UTF
Stands for "Unicode Transformation Format." UTF refers to several types of Unicode character encodings, including UTF-7, UTF-8, UTF-16, and UTF-32.
- UTF-7 - uses 7 bits for each character. It was designed to represent ASCII characters in email messages that required Unicode encoding.
- UTF-8 - the most popular type of Unicode encoding. It uses one byte for standard English letters and symbols, two bytes for additional Latin and Middle Eastern characters, and three bytes for Asian characters. Additional characters can be represented using four bytes. UTF-8 is backwards compatible with ASCII, since the first 128 characters are mapped to the same values.
- UTF-16 - an extension of the "UCS-2" Unicode encoding, which uses two bytes to represent 65,536 characters. However, UTF-16 also supports four bytes for additional characters up to one million.

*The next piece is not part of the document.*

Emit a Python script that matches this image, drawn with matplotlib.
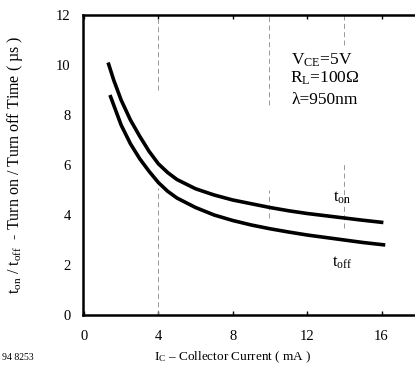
import numpy as np
import matplotlib.pyplot as plt

plt.rcParams['font.family'] = ['Liberation Serif', 'DejaVu Serif']
plt.rcParams['mathtext.fontset'] = 'custom'
plt.rcParams['mathtext.rm'] = 'Liberation Serif'
plt.rcParams['mathtext.it'] = 'Liberation Serif'

# switching times vs collector current
ic_on = [1.3, 1.6, 2.0, 2.5, 3.0, 3.5, 4.0, 4.5, 5.0, 6.0, 7.0, 8.0, 9.0, 10.0,
         11.0, 12.0, 13.0, 14.0, 15.0, 16.1]
t_on = [10.1, 9.4, 8.6, 7.8, 7.15, 6.55, 6.05, 5.7, 5.42, 5.05, 4.8, 4.6, 4.45, 4.3,
        4.17, 4.06, 3.97, 3.88, 3.79, 3.7]
ic_off = [1.4, 1.7, 2.0, 2.5, 3.0, 3.5, 4.0, 4.5, 5.0, 6.0, 7.0, 8.0, 9.0, 10.0,
          11.0, 12.0, 13.0, 14.0, 15.0, 16.2]
t_off = [8.8, 8.2, 7.6, 6.85, 6.25, 5.75, 5.3, 4.95, 4.68, 4.3, 4.0, 3.78, 3.6, 3.45,
         3.32, 3.2, 3.1, 3.0, 2.9, 2.8]

xticks = [0, 4, 8, 12, 16]
yticks = [0, 2, 4, 6, 8, 10, 12]

fig = plt.figure(figsize=(4.15, 3.75), dpi=100)
ax = fig.add_axes([0.2, 0.16, 0.8, 0.8])

# broken dashed grid lines left over on the sheet
grid_segs = [(4, 9.0, 12), (4, 0, 5.1), (9.95, 8.4, 12), (9.95, 3.9, 5.0),
             (14, 10.8, 12), (14, 3.5, 6.1)]
for gx, y0, y1 in grid_segs:
    ax.vlines(gx, y0, y1, colors='#888888', linestyles=(0, (6, 4)), lw=0.6)

ax.plot(ic_on, t_on, color='black', lw=2.6, solid_capstyle='butt')
ax.plot(ic_off, t_off, color='black', lw=2.6, solid_capstyle='butt')

ax.text(13.9, 4.7, '$\\mathrm{t_{on}}$', fontsize=12, ha='center', va='center')
ax.text(13.9, 2.1, '$\\mathrm{t_{off}}$', fontsize=12, ha='center', va='center')

ax.text(12.8, 10.2, '$\\mathrm{V_{CE}}$=5V', fontsize=12.5, ha='center', va='center')
ax.text(12.95, 9.45, '$\\mathrm{R_{L}}$=100\u03a9', fontsize=12.5, ha='center', va='center')
ax.text(12.95, 8.6, '\u03bb=950nm', fontsize=12.5, ha='center', va='center')

ax.set_xlim(-0.05, 17.8)
ax.set_ylim(0, 12)
ax.set_xticks(xticks)
ax.set_yticks(yticks)
ax.tick_params(length=0, labelsize=10.5)
ax.tick_params(axis='x', pad=11)
ax.tick_params(axis='y', pad=9)
ax.tick_params(axis='x', top=True, direction='in', length=3, width=1)

for side in ['left', 'top', 'bottom']:
    ax.spines[side].set_linewidth(1.8)
ax.spines['right'].set_visible(False)

ax.set_xlabel('$\\mathrm{I_C}$ \u2013 Collector Current ( mA )', fontsize=9.5)
ax.set_ylabel('$\\mathrm{t_{on}}$ / $\\mathrm{t_{off}}$  - Turn on / Turn off Time ( \u00b5s )',
              fontsize=11.5)
ax.xaxis.set_label_coords(0.45, -0.115)
ax.yaxis.set_label_coords(-0.175, 0.5)

fig.text(0.005, 0.04, '94 8253', fontsize=7)

fig.savefig('out.png', dpi=100)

- UTF-32 - a multibyte encoding that represents each character with 4 bytes.
Most text in documents and webpages is encoded using one of the UTF encodings above. Many word processing programs do not allow you to view the character encoding of open documents, though some display the encoding on the bottom of the document window or within the file properties. If you want to see the type of character encoding used by a webpage, you can select to view the HTML of the page. The character encoding, if defined, will be in the header section, near the top of the HTML. A page that uses UTF-8 encoding may include one of the following text snippets below, depending on the version of the HTML.
XHTML: <meta http-equiv="Content-Type" content="text/html; charset=utf-8" />
HTML 5: <meta charset="UTF-8">